Human activity prior to industrialization was a sufficient boost in CO2 levels (from 240 to 280 ppm) to effectively avoid the start of the next glaciation period, and subsequently, in several thousand years, the next ice age. This change mainly stemmed from our land-use, through deforestation, urbanization, agriculture and grassland degradation. While the use of fossil fuels does dominate our imagery around the climate challenge, this impact from our relationship to the land (and ocean) is still very much with us. Restoration and changes in land-use do not mean removing human activity from ecological systems. There are many ways we can actively participate as stewards of ecological systems.

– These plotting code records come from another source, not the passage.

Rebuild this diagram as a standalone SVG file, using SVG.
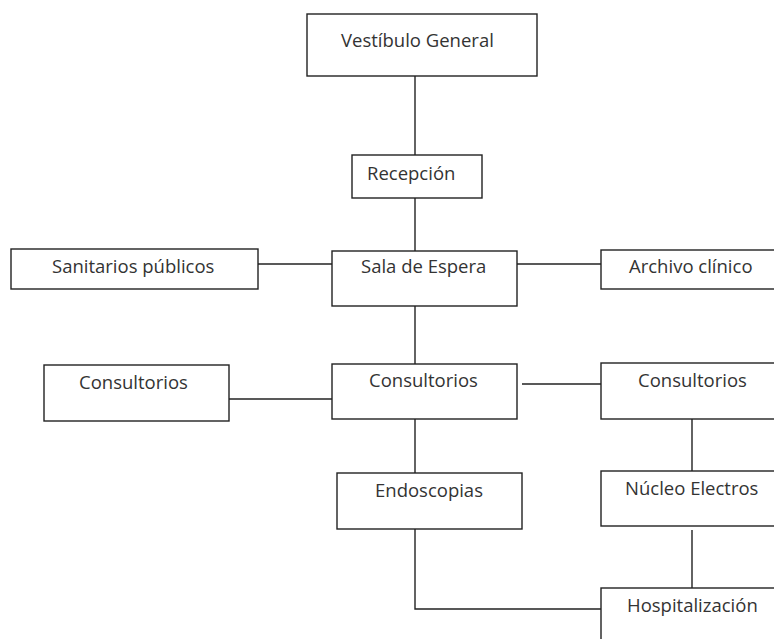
<svg xmlns="http://www.w3.org/2000/svg" width="774" height="639" viewBox="0 0 774 639">
<style>
.box{fill:#fff;stroke:#222;stroke-width:1.4}
.lbl{font-family:"Open Sans","Noto Sans",sans-serif;font-size:18.5px;fill:#333}
.ln{stroke:#222;stroke-width:1.4;fill:none}
</style>
<rect width="774" height="639" fill="#fff"/>
<g id="connectors">
<line class="ln" x1="415" y1="76" x2="415" y2="155"/>
<line class="ln" x1="419" y1="155" x2="419" y2="175"/>
<line class="ln" x1="415" y1="198" x2="415" y2="251"/>
<line class="ln" x1="258" y1="264" x2="332" y2="264"/>
<line class="ln" x1="517" y1="264" x2="608" y2="264"/>
<line class="ln" x1="415" y1="306" x2="415" y2="364"/>
<line class="ln" x1="229" y1="399" x2="332" y2="399"/>
<line class="ln" x1="522" y1="384" x2="601" y2="384"/>
<line class="ln" x1="415" y1="419" x2="415" y2="473"/>
<line class="ln" x1="692" y1="419" x2="692" y2="471"/>
<line class="ln" x1="692" y1="530" x2="692" y2="588"/>
<polyline class="ln" points="415,529 415,609 601,609"/>
</g>
<g id="vestibulo"><rect class="box" x="307" y="14" width="230" height="62"/><text class="lbl" x="341" y="47">Vestíbulo General</text></g>
<g id="recepcion"><rect class="box" x="352" y="155" width="130" height="43"/><text class="lbl" x="367" y="180">Recepción</text></g>
<g id="sanitarios"><rect class="box" x="11" y="249" width="247" height="40"/><text class="lbl" x="52" y="273">Sanitarios públicos</text></g>
<g id="sala"><rect class="box" x="332" y="251" width="185" height="55"/><text class="lbl" x="361" y="273">Sala de Espera</text></g>
<g id="archivo"><rect class="box" x="601" y="250" width="190" height="39"/><text class="lbl" x="629" y="273">Archivo clínico</text></g>
<g id="consultorios-izq"><rect class="box" x="44" y="365" width="185" height="56"/><text class="lbl" x="79" y="389">Consultorios</text></g>
<g id="consultorios-centro"><rect class="box" x="332" y="364" width="185" height="55"/><text class="lbl" x="369" y="387">Consultorios</text></g>
<g id="consultorios-der"><rect class="box" x="601" y="363" width="190" height="56"/><text class="lbl" x="638" y="387">Consultorios</text></g>
<g id="endoscopias"><rect class="box" x="337" y="473" width="185" height="56"/><text class="lbl" x="375" y="497">Endoscopias</text></g>
<g id="nucleo"><rect class="box" x="601" y="471" width="190" height="55"/><text class="lbl" x="625" y="495">Núcleo Electros</text></g>
<g id="hospitalizacion"><rect class="box" x="601" y="588" width="190" height="70"/><text class="lbl" x="627" y="612">Hospitalización</text></g>
</svg>
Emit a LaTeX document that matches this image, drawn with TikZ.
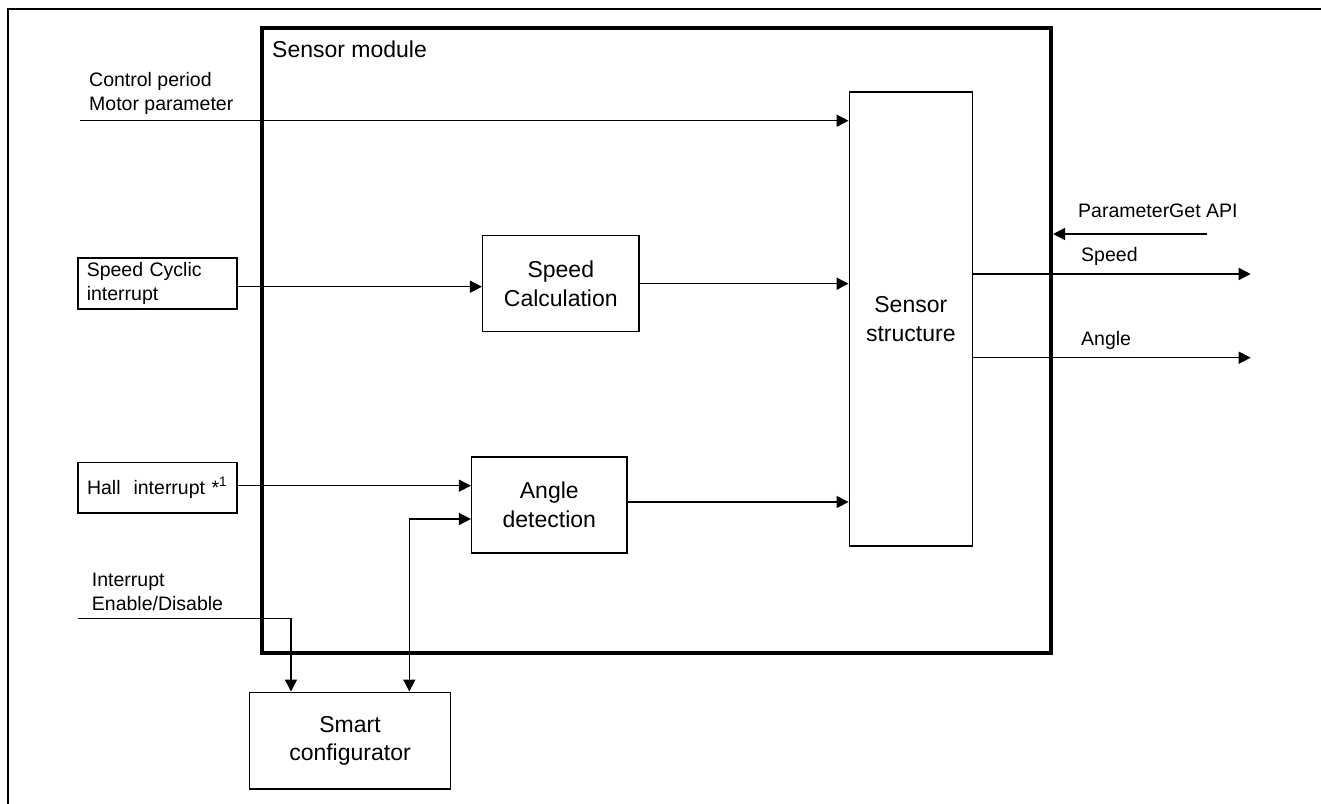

What to watch in this domain:

  • Reforestation/Afforestation
  • Grasslands restoration
  • Agricultural practices
  • Soil ecology
  • Mangroves/wetlands/marshlands restoration
  • Return of land to indigenous stewardship (especially with subsequent climate focused funding)
  • The UN’s “Reducing Emissions from Deforestation and Forest Degradation in Developing Countries” aka REDD+

Indicators: I don’t think there are globally recognised ways of comparing the level of regenerative land-use, especially between different types of ecologies. Even REDD+ has been critiqued and subsequently improved for there being a disconnect between metrics and impacts on the land.

Tracked by: I do not currently have meta-review resources to track progress on this.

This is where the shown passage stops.